McGowan, an advisor to Notley, argues that the refinery expression of interest should be viewed as part of the Premier’s strategy to process more bitumen in Alberta, thereby providing more certainty for upstream producers and more good paying jobs to replace some of those lost during the recent recession.

When I interviewed her in September for my upcoming book on Alberta energy policies, I asked her  to what extent she saw downstream diversification as offsetting the job losses and declining investment the oil sands and other parts of the industry.

“To a very great degree and we are very seized on that and you’re going to hear more on that soon,” she replied.

Well, now Alberta has heard and it appears from hints dropped by Notley that more may be on its way in the near future.
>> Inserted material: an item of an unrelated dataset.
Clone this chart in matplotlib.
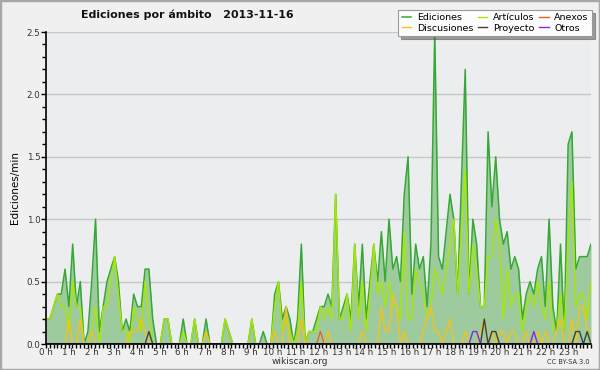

UCP leader Jason Kenney called it a “non-announcement” and UCP MLA Drew Barnes in a press release called it “the latest ploy from a tired, broke, and increasingly desperate government quickly approaching the 2019 election.”

It’s hard to view issuing a formal request for expression of interest by the Alberta government as a non-announcement. Proponents have until Feb. 8 to submit their proposal.

What is clear today is that the Notley government has a well develped plan to significantly expand the value-added processing of Alberta’s raw oil and gas resources, something much talked about in the past, but with indifferent results.

Meanwhile, the UCP has proposed no alternatives except an “energy war room” so the government can snipe at pipeline opponents on social media and a promise to use taxpayer dollars to help fund litigation against those same environmental groups.

There is no plan except to dismantle the Notley energy policies, like the Carbon Competitiveness Incentive Regulations for large emitters that is strongly supported by oil sands producers.

The ball is squarely in your court, Mr. Kenney. Alberta voters want to see your alternatives.